On n’a peut-être pas oublié que le dessein de relier les provinces occidentales de la Chine à notre établissement annamite fut un des motifs qui déterminèrent en 1866 l’amiral de La Grandière à proposer à M. de Chasseloup-Laubat, alors ministre de la marine, de faire explorer le Mékong. On a pu voir également, dès les premières pages de ce récit, qu’au-delà des frontières du royaume protégé du Cambodge, le fleuve cessait d’être praticable à la navigation à vapeur. Les illusions qui nous restaient encore après cette pénible constatation se sont peu à peu dissipées, et l’intérêt de notre voyage a fini par se trouver concentré sur des questions d’un ordre purement géographique.
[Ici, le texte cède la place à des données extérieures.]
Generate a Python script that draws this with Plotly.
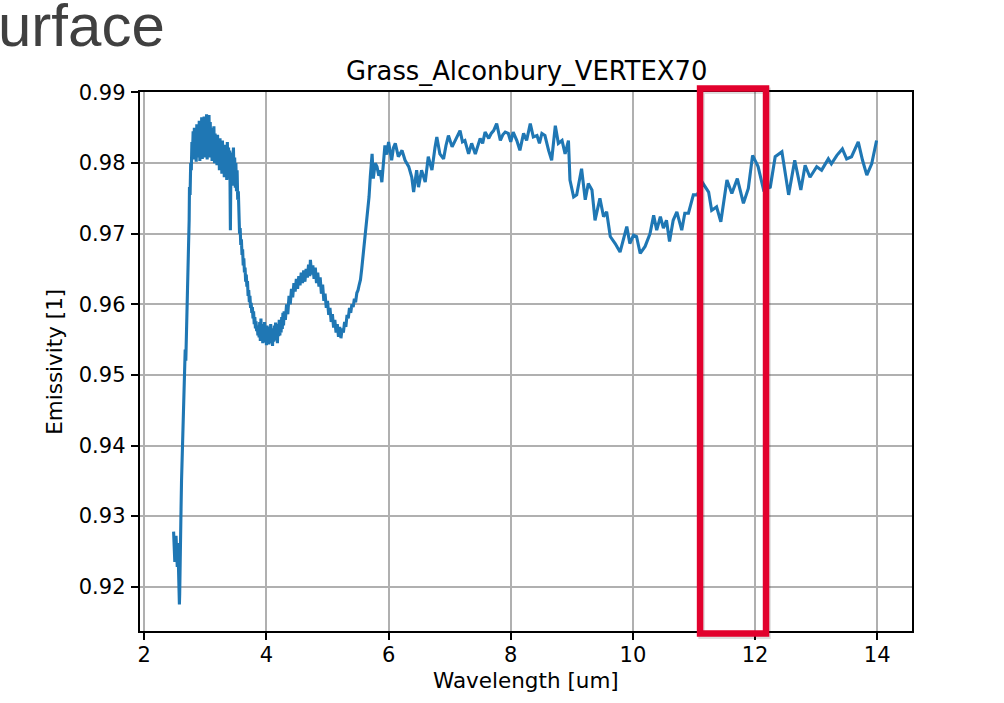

L’heureux hasard qui nous a contraints d’abandonner la vallée du Mékong élargissait donc notre horizon, trop borné jusque-là par des études spéciales, et ce fut avec joie que nous nous trouvâmes dans le cas, en imprimant à nos recherches une direction nouvelle, de confirmer dans une voie depuis longtemps entrevue par leur sagacité les hommes qui présidaient aux destinés de notre jeune colonie. Cette communication si ardemment désirée et cherchée, ce déversoir par où devra un jour s’écouler dans un port français le trop-plein des richesses de la Chine occidentale, c’est du Sonkoï et non pas du Mékong qu’il

  1. Notes historiques sur la nation annamite, par le père Legrand de la Liraie, imprimées à Saïgon.